260A Swan St, Richmond

Malaysian trifecta: Da Bao, Ho Jiak & Ho Liao

From rooftop to restaurant to street cafe, these three venues are all part of what chef Junda Khoo calls his own 'multiverse'.

 

You could go budget and grab a classic Malaysian nasi goreng from Da Bao, the street-food-focused ground-floor diner, head up to the rooftop beer hall Ho Liao ("good stuff") for southeast Asian beers and loh bak (deep-fried pork rolls) or go in between, on the first floor, and score one of the banquettes in Ho Jiak.

 

Warm up with a rich roast bone marrow and roti paratha, or cool down with a light kingfish with pineapple salsa, and see why everyone's talking about Penang-born Khoo's Laksa Bombs. Just a sidestep off Swanston Street, Khoo's personal playground is right in the heart of the city.

 

Rainbow Alley, Melbourne

Counter lunch classic: Le Pub & Bottle Shop

The fancy name is a little tongue-in-cheek, but don't worry, this bar and bottle shop is keeping it real. Its blackboard menu of counter meals includes a pie of oxtail, snails and bone marrow, fish & chips and schnitzel from one of the tightest hospo teams in town. Add to that Australian craft beers on tap, a lively central location and a vast takeaway wine selection (you can buy and drink in, for a corkage fee), and you're on a winner.

 

Le Bar is true to its roots; the 19th-century building started life as a pub, so it's no great stretch to find wood panelling, a snug, red leather stools and a downstairs cellar, ideal for groups. Keeping it sweet and simple, mains don't go past $30, and they don't take reservations. Long lunches are the order of the day.

 

380 Little Bourke St, Melbourne

Korean temple food: Sogumm

Ruled by salt and fermentation, Sogumm is in the inner-city suburb of Cremorne; put it into your street maps for healthful, contemporary Korean fare.
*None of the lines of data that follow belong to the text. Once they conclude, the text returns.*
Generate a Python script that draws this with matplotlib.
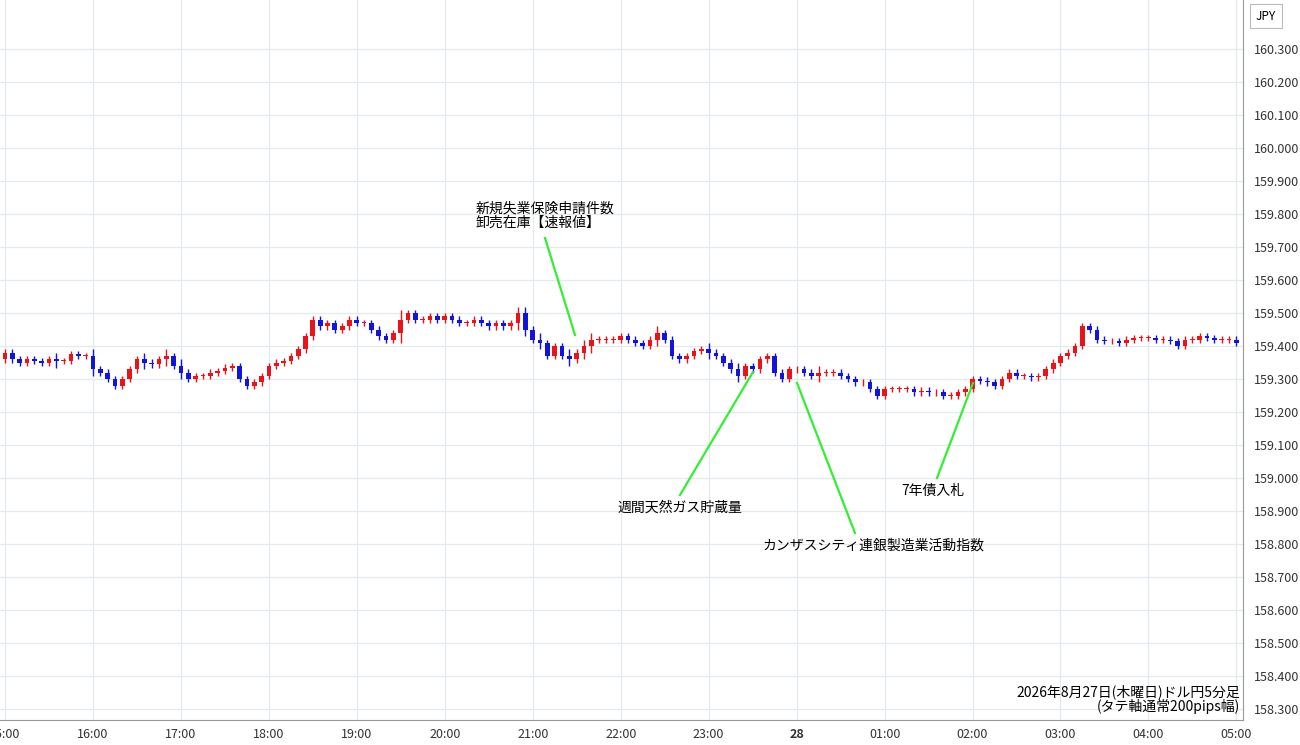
import matplotlib
matplotlib.use("Agg")
import matplotlib.pyplot as plt
from matplotlib.patches import Rectangle

plt.rcParams['font.family'] = ['Noto Sans CJK JP', 'DejaVu Sans']

closes = [
159.38,159.36,159.35,159.36,159.355,159.35,159.36,159.355,159.355,159.375,159.37,159.37,
159.33,159.32,159.30,159.28,159.30,159.33,159.36,159.35,159.345,159.36,159.37,159.34,
159.32,159.30,159.31,159.31,159.32,159.325,159.335,159.34,159.30,159.28,159.29,159.31,
159.34,159.35,159.355,159.37,159.39,159.43,159.48,159.46,159.47,159.45,159.46,159.48,
159.47,159.47,159.45,159.43,159.42,159.44,159.48,159.50,159.48,159.48,159.49,159.48,
159.49,159.48,159.47,159.47,159.48,159.47,159.46,159.47,159.46,159.47,159.50,159.45,
159.42,159.41,159.37,159.40,159.37,159.36,159.38,159.40,159.42,159.42,159.42,159.42,
159.43,159.42,159.41,159.40,159.42,159.44,159.42,159.37,159.36,159.37,159.385,159.39,
159.38,159.37,159.35,159.33,159.31,159.34,159.33,159.36,159.37,159.32,159.30,159.33,
159.33,159.32,159.31,159.32,159.32,159.32,159.31,159.30,159.29,159.29,159.27,159.25,
159.27,159.27,159.27,159.27,159.26,159.265,159.26,159.26,159.25,159.25,159.26,159.27,
159.30,159.295,159.29,159.28,159.30,159.32,159.31,159.31,159.305,159.31,159.33,159.35,
159.37,159.38,159.40,159.46,159.45,159.42,159.415,159.415,159.41,159.42,159.425,159.425,
159.425,159.42,159.42,159.415,159.40,159.42,159.42,159.43,159.425,159.42,159.42,159.42,
159.41]
first_open = 159.36
wick_pips = [1,1,1,1,1,1,1,2,1,1,1,1, 2,1,1,1,1,1,1,2,1,1,2,1, 2,1,1,1,1,1,1,1,1,1,1,1,
             1,1,1,1,1,1,1,1,1,1,1,1, 1,1,1,1,1,1,3,1,1,1,1,1, 1,1,1,1,1,1,1,1,1,1,2,2,
             1,2,1,1,1,2,1,2,2,1,1,1, 1,1,1,1,1,2,1,1,1,1,1,1, 2,1,1,1,2,1,1,1,1,1,1,1,
             1,1,1,2,1,1,1,1,1,1,1,1, 1,1,1,1,1,1,1,1,1,1,1,1, 1,1,1,1,1,1,1,1,1,1,1,1,
             1,1,1,1,1,1,1,1,1,1,1,1, 1,1,1,1,1,1,1,1,1,1,1,1, 1]
hour_labels = ["15:00","16:00","17:00","18:00","19:00","20:00","21:00","22:00","23:00",
               "28","01:00","02:00","03:00","04:00","05:00"]
yticks = [158.3 + 0.1*k for k in range(21)]

fig = plt.figure(figsize=(13, 7.45), dpi=100)
ax = fig.add_axes([0, 25/745, 1243/1300, 720/745])
ax.set_xlim(-0.68, 168.9)
ax.set_ylim(158.267, 160.449)

opens = [first_open] + closes[:-1]
for i, (o, c) in enumerate(zip(opens, closes)):
    col = '#e8141c' if c >= o else '#1414d8'
    w = wick_pips[i] * 0.01
    ax.vlines(i, min(o, c) - w, max(o, c) + w, color=col, lw=1, zorder=3)
    h = max(abs(c - o), 0.002)
    ax.add_patch(Rectangle((i - 0.32, min(o, c)), 0.64, h, color=col, zorder=4, lw=0))

ax.set_xticks([12*k for k in range(15)])
ax.set_xticklabels(hour_labels, fontsize=9, color='#333')
for lab in ax.get_xticklabels():
    if lab.get_text() == "28":
        lab.set_fontweight('bold')
ax.yaxis.tick_right()
ax.set_yticks(yticks)
ax.set_yticklabels([f"{v:.3f}" for v in yticks], fontsize=9, color='#333')
ax.tick_params(length=0, pad=8)
ax.tick_params(axis='x', pad=6)
ax.grid(True, color='#e3e9ef', lw=0.9)
for s in ['top', 'left']:
    ax.spines[s].set_visible(False)
ax.spines['right'].set_color('#999')
ax.spines['bottom'].set_color('#999')

fig.text(1266/1300, 729/745, "JPY", fontsize=8.5, ha='center', va='center',
         bbox=dict(boxstyle='square,pad=0.5', fc='white', ec='#bbb', lw=0.8))

def note(x0, y0, x1, y1, text, tx, ty, ha):
    fig.add_artist(plt.Line2D([x0/1300, x1/1300], [1-y0/745, 1-y1/745], color='#33ee33', lw=1.6))
    fig.text(tx/1300, 1-ty/745, text, fontsize=10, ha=ha, va='center', linespacing=1.0)

note(575, 335, 545, 238, "新規失業保険申請件数\n卸売在庫【速報値】", 476, 216, 'left')
note(753, 372, 680, 495, "週間天然ガス貯蔵量", 680, 508, 'center')
note(797, 383, 855, 533, "カンザスシティ連銀製造業活動指数", 873, 546, 'center')
note(973, 383, 937, 478, "7年債入札", 933, 491, 'center')
fig.text(1240/1300, 1-699/745, "2026年8月27日(木曜日)ドル円5分足\n(タテ軸通常200pips幅)",
         fontsize=10, ha='right', va='center', linespacing=1.0)

fig.savefig("out.png", dpi=100)
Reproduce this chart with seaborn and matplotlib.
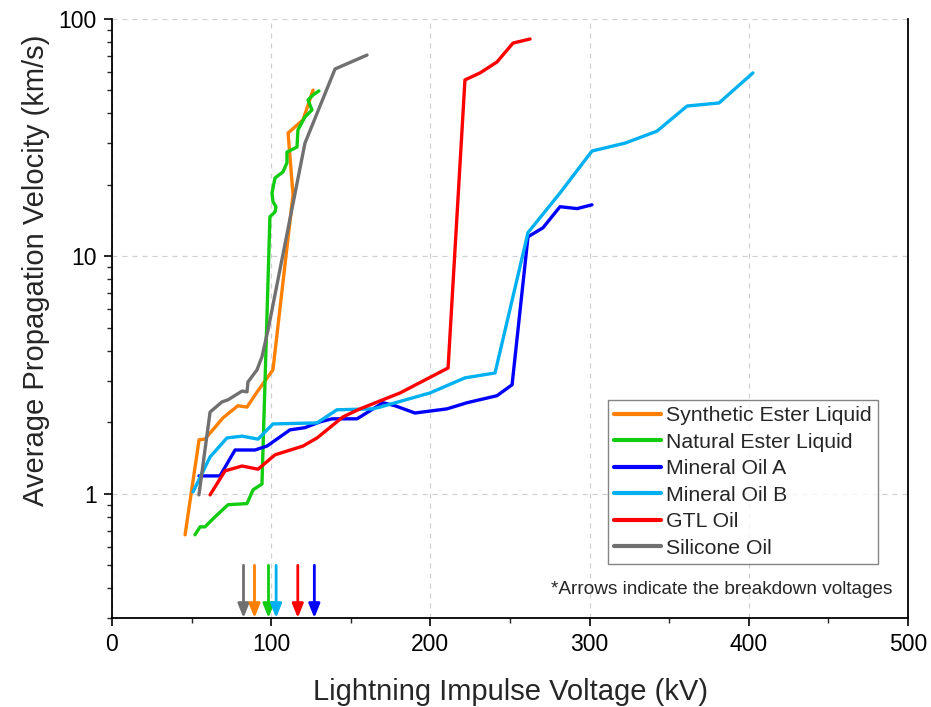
import numpy as np
import pandas as pd
import matplotlib
matplotlib.use("Agg")
import matplotlib.pyplot as plt
import seaborn as sns
from matplotlib.ticker import LogLocator, NullFormatter, FixedLocator, MultipleLocator

# ---------------- data ----------------
syn_x = [45.9, 54.7, 58.4, 69.7, 79.1, 84.8, 91.2, 101.1, 113.7, 110.6, 120.0, 126.3]
syn_y = [0.672, 1.69, 1.70, 2.09, 2.35, 2.32, 2.69, 3.33, 18.2, 33.1, 37.6, 50.2]

nat_x = [52.1, 55.3, 58.4, 64.7, 72.9, 84.8, 88.6, 94.2, 99.2, 102.4, 103.0, 101.1, 100.5,
         102.4, 107.4, 109.9, 109.9, 116.2, 116.8, 121.2, 125.6, 123.1, 126.3, 130.0]
nat_y = [0.672, 0.726, 0.726, 0.80, 0.90, 0.91, 1.04, 1.10, 14.7, 15.4, 16.2, 17.0, 18.5,
         21.4, 22.7, 24.8, 27.5, 28.9, 34.1, 38.7, 41.4, 45.6, 47.9, 49.8]

mina_x = [54.6, 67.8, 77.3, 89.8, 97.4, 111.8, 121.2, 130.7, 138.2, 153.9, 170.2, 177.8,
          190.3, 210.4, 223.0, 241.8, 251.3, 261.3, 270.7, 281.4, 292.1, 301.5]
mina_y = [1.19, 1.19, 1.53, 1.53, 1.59, 1.86, 1.90, 2.01, 2.07, 2.07, 2.42, 2.35,
          2.19, 2.28, 2.42, 2.59, 2.88, 12.1, 13.2, 16.2, 15.9, 16.5]

minb_x = [50.9, 61.6, 72.2, 81.7, 91.7, 101.1, 128.8, 141.3, 163.9, 168.3, 199.7, 221.7,
          240.6, 261.3, 281.4, 301.5, 322.2, 342.3, 361.2, 381.3, 402.6]
minb_y = [1.02, 1.43, 1.72, 1.75, 1.70, 1.97, 1.99, 2.26, 2.28, 2.32, 2.66, 3.08,
          3.23, 12.6, 18.5, 27.8, 30.0, 33.7, 43.0, 44.3, 59.3]

gtl_x = [61.6, 71.0, 81.7, 91.7, 102.4, 120.0, 128.8, 145.1, 155.8, 180.9, 211.1, 221.7,
         231.2, 241.8, 251.9, 262.6]
gtl_y = [0.99, 1.25, 1.31, 1.27, 1.46, 1.59, 1.72, 2.11, 2.28, 2.66, 3.39, 55.4,
         59.3, 65.9, 79.2, 82.4]

sil_x = [54.6, 61.6, 69.1, 72.9, 81.7, 84.8, 85.4, 91.1, 94.2, 98.0, 121.2, 140.1, 160.2]
sil_y = [0.99, 2.21, 2.44, 2.49, 2.71, 2.69, 2.96, 3.33, 3.78, 4.9, 30.0, 61.6, 70.5]

names = ["Synthetic Ester Liquid", "Natural Ester Liquid", "Mineral Oil A",
         "Mineral Oil B", "GTL Oil", "Silicone Oil"]
colors = ["#FF8000", "#11CC11", "#0000FF", "#00B0F0", "#FF0000", "#707070"]

# breakdown voltages (arrows)
bd_names = ["Silicone Oil", "Synthetic Ester Liquid", "Natural Ester Liquid",
            "Mineral Oil B", "GTL Oil", "Mineral Oil A"]
bd_kv = [82.6, 89.5, 98.3, 103.1, 116.7, 127.1]

x_ticks = [0, 100, 200, 300, 400, 500]
y_ticks = [1, 10, 100]
y_ticklabels = ["1", "10", "100"]

# ---------------- build frame ----------------
series = [(syn_x, syn_y), (nat_x, nat_y), (mina_x, mina_y),
          (minb_x, minb_y), (gtl_x, gtl_y), (sil_x, sil_y)]
frames = []
for n, (xs, ys) in zip(names, series):
    frames.append(pd.DataFrame({"V": xs, "vel": ys, "liquid": n}))
df = pd.concat(frames, ignore_index=True)

sns.set_theme(style="white")
plt.rcParams["font.family"] = ["Liberation Sans", "DejaVu Sans"]

fig = plt.figure(figsize=(9.31, 7.07), dpi=100)
ax = fig.add_axes([0.1203, 0.1259, 0.8550, 0.8472])

palette = dict(zip(names, colors))
sns.lineplot(data=df, x="V", y="vel", hue="liquid", hue_order=names, palette=palette,
             sort=False, estimator=None, linewidth=2.4, ax=ax, legend=True)

ax.set_yscale("log")
ax.set_xlim(0, 500)
ax.set_ylim(0.3, 100)

ax.xaxis.set_major_locator(FixedLocator(x_ticks))
ax.xaxis.set_minor_locator(MultipleLocator(50))
ax.yaxis.set_major_locator(FixedLocator(y_ticks))
ax.set_yticklabels(y_ticklabels)
ax.yaxis.set_minor_locator(LogLocator(base=10, subs=np.arange(2, 10)))
ax.yaxis.set_minor_formatter(NullFormatter())

ax.tick_params(axis="both", which="major", direction="out", length=6, width=1.2,
               labelsize=16.5, colors="black", left=True, bottom=True, pad=5)
ax.tick_params(axis="both", which="minor", direction="out", length=3.5, width=1.0,
               left=True, bottom=True)

ax.grid(True, which="major", linestyle=(0, (4, 4)), color="#D0D0D0", linewidth=0.9)

for side in ["left", "bottom", "right"]:
    ax.spines[side].set_visible(True)
    ax.spines[side].set_color("black")
    ax.spines[side].set_linewidth(1.3)
ax.spines["top"].set_visible(False)

ax.set_xlabel("Lightning Impulse Voltage (kV)", fontsize=21, labelpad=16)
ax.set_ylabel("Average Propagation Velocity (km/s)", fontsize=21)
ax.yaxis.set_label_coords(-0.078, 0.58)

# arrows for breakdown voltages
for n, kv in zip(bd_names, bd_kv):
    ax.annotate("", xy=(kv, 0.3), xytext=(kv, 0.50),
                arrowprops=dict(arrowstyle="-|>,head_length=0.7,head_width=0.28",
                                color=palette[n], lw=2.0, shrinkA=0, shrinkB=0),
                annotation_clip=False)

ax.text(0.98, 0.047, "*Arrows indicate the breakdown voltages", transform=ax.transAxes,
        ha="right", va="center", fontsize=13.7)

leg = ax.legend(loc="upper left", bbox_to_anchor=(0.623, 0.364), borderaxespad=0,
                fontsize=15.3, frameon=True, fancybox=False, handlelength=2.2,
                handletextpad=0.25, labelspacing=0.35, borderpad=0.3)
leg.get_frame().set_edgecolor("#666666")
leg.get_frame().set_linewidth(1.0)
for h in leg.get_lines():
    h.set_linewidth(3.0)

fig.savefig("out.png", dpi=100)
Go trad with husband-and-wife chef team Changhoon and Suhyun Kim's mixed-rice dish bibimbap, or the deeply flavoured beef soup Naju gomtang.

 

If you're new to the Korean food scene, Changhoon suggests warming up with slow-braised brisket galbijjim. In good news for those who eschew meat, the signature dish is their vegetarian bibimbap and the vegan gang-doen-jang (soybean stew) follows the principles of Korean temple cuisine - without onions or garlic - for clean, flavourful food.

 

Wash it all down with a yuzu soda, made inhouse, and enjoy the simple space in this burgeoning neck of the woods.